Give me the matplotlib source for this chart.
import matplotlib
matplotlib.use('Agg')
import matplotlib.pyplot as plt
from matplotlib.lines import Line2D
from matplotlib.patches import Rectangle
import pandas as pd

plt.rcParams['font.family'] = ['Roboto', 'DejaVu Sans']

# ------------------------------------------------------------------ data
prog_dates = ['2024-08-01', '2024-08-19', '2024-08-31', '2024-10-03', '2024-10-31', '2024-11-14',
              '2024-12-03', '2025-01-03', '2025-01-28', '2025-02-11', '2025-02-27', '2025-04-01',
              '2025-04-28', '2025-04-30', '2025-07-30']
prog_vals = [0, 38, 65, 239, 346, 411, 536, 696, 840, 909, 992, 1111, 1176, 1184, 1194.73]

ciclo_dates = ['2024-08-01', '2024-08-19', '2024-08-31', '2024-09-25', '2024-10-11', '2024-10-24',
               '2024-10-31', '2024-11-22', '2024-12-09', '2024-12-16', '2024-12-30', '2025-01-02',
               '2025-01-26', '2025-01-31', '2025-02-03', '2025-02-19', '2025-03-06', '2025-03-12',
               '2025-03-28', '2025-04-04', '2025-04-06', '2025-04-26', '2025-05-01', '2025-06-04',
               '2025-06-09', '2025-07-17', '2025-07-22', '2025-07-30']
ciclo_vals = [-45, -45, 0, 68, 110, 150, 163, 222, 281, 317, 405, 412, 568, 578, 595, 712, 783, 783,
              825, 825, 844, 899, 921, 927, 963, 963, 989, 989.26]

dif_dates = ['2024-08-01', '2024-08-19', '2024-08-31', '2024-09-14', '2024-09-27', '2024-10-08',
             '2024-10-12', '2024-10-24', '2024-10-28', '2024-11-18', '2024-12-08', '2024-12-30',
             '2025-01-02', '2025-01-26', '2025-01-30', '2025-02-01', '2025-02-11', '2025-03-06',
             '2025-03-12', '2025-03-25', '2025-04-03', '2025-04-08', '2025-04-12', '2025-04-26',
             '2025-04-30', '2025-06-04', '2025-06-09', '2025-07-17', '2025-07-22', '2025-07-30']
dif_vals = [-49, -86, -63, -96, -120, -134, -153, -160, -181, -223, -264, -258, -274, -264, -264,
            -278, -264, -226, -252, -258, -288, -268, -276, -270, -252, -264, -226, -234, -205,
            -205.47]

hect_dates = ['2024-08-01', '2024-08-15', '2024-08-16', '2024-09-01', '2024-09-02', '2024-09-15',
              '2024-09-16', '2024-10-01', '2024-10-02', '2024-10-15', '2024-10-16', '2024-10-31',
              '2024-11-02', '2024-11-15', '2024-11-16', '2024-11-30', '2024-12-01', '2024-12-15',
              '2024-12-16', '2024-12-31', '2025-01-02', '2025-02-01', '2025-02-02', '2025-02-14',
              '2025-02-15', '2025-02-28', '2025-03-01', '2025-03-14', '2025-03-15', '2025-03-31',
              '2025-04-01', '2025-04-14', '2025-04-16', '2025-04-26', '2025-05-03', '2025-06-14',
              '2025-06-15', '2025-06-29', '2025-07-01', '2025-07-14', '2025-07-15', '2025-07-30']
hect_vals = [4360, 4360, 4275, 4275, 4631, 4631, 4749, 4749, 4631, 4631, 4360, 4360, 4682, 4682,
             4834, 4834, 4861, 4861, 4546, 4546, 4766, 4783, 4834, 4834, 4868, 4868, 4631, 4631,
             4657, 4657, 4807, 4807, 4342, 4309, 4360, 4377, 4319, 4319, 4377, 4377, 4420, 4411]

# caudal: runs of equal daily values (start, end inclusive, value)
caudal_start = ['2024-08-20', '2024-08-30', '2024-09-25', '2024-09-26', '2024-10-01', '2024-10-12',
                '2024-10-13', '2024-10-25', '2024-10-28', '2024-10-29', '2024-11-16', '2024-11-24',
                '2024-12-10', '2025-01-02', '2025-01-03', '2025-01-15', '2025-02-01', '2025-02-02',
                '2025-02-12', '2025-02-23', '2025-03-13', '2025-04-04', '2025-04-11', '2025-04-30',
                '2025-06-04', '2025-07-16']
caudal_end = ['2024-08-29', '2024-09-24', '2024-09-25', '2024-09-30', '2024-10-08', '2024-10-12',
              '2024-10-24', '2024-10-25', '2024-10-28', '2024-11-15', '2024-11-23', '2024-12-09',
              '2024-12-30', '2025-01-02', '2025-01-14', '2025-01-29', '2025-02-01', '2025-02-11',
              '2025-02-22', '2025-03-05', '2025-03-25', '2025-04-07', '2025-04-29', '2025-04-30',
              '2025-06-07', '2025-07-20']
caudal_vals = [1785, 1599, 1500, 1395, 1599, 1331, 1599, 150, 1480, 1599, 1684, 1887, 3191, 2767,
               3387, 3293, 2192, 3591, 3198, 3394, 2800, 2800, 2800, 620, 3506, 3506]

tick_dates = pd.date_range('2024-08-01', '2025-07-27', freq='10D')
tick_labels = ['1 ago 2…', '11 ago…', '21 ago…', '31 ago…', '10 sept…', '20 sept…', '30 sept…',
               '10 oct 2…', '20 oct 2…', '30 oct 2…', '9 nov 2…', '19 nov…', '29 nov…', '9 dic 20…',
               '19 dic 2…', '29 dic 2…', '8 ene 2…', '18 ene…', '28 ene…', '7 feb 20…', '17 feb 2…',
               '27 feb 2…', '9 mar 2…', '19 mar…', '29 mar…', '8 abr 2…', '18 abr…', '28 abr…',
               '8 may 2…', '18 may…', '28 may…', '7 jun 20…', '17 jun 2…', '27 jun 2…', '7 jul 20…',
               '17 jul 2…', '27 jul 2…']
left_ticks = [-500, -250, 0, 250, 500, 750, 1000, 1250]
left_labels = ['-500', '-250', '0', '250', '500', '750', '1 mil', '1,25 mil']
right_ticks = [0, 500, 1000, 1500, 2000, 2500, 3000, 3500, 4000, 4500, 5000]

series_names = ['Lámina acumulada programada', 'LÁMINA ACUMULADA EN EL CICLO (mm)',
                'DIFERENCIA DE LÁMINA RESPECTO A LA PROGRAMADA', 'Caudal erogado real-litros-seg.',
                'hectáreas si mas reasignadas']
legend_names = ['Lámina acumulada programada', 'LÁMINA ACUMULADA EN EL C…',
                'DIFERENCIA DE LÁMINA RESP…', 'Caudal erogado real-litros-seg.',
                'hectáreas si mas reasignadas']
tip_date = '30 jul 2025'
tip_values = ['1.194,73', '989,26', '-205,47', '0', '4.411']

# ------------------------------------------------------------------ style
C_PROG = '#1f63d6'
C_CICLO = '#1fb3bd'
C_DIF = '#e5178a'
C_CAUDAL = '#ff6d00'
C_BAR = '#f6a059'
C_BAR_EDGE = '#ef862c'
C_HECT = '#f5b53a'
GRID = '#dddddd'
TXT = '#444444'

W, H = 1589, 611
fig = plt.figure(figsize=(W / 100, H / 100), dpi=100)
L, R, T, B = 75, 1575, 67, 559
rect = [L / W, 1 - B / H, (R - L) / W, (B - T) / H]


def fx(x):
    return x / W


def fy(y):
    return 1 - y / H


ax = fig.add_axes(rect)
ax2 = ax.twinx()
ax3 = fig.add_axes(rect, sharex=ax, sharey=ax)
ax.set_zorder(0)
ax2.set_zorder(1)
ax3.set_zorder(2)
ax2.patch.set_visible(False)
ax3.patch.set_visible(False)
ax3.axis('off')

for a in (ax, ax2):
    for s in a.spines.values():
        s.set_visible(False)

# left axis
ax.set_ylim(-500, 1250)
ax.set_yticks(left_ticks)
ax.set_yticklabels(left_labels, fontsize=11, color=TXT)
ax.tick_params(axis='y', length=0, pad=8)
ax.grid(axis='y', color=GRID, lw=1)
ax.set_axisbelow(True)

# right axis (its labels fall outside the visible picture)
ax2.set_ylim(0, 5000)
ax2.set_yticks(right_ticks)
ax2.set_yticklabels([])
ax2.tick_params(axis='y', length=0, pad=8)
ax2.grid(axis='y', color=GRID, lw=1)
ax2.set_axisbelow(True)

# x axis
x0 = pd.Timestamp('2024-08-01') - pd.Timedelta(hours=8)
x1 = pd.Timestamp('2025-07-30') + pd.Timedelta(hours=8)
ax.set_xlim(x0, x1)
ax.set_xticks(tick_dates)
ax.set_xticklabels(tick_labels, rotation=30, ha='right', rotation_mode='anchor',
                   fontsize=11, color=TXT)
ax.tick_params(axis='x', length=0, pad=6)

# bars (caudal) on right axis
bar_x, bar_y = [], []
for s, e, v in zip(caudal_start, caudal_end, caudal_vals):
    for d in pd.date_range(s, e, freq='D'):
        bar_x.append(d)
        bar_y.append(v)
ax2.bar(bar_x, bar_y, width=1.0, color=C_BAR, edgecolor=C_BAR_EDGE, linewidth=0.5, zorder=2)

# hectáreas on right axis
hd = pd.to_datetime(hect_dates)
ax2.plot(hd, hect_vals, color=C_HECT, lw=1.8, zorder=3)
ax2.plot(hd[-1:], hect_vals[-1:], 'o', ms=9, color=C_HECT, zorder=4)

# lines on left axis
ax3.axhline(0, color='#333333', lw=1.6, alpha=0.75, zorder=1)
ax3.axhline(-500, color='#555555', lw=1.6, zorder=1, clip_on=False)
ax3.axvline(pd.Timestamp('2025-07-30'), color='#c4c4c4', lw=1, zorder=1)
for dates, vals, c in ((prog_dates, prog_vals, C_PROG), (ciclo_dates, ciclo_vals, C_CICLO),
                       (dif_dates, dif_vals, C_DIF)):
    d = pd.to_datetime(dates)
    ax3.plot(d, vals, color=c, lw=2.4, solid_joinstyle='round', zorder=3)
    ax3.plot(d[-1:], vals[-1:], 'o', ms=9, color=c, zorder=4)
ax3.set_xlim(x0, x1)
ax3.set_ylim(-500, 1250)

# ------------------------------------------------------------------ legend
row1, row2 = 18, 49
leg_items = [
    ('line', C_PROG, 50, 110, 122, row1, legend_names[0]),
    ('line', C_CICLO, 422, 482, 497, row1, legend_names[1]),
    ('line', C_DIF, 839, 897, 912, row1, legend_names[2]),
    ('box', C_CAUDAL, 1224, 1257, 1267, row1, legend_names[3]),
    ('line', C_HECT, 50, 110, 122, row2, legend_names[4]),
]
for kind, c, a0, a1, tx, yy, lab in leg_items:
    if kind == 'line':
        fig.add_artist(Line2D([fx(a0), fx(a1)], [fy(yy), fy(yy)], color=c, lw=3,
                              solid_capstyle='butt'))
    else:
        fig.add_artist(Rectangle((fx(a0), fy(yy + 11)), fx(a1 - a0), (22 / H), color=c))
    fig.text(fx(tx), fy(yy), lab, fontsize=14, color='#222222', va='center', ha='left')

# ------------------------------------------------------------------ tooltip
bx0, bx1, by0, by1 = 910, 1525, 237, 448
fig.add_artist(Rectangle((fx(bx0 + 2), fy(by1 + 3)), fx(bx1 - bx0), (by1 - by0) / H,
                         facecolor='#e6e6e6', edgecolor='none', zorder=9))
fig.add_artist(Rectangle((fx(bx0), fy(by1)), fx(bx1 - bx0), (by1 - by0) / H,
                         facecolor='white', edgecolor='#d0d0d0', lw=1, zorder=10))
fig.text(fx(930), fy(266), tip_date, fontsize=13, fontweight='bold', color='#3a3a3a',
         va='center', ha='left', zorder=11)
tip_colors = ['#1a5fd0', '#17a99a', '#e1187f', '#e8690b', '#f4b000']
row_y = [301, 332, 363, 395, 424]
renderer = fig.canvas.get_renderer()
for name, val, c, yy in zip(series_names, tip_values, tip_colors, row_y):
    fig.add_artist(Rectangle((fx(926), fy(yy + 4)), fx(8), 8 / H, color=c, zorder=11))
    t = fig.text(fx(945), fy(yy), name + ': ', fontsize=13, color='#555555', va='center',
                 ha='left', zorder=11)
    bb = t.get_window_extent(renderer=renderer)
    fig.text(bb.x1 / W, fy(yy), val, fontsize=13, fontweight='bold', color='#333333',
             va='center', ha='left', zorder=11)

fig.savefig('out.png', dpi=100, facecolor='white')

::::::::

Set exercise ▸ Select, from the listing, all lines that include the word "matplotlib".

Reply ▸
Give me the matplotlib source for this chart.
import matplotlib
matplotlib.use('Agg')
import matplotlib.pyplot as plt
from matplotlib.lines import Line2D
from matplotlib.patches import Rectangle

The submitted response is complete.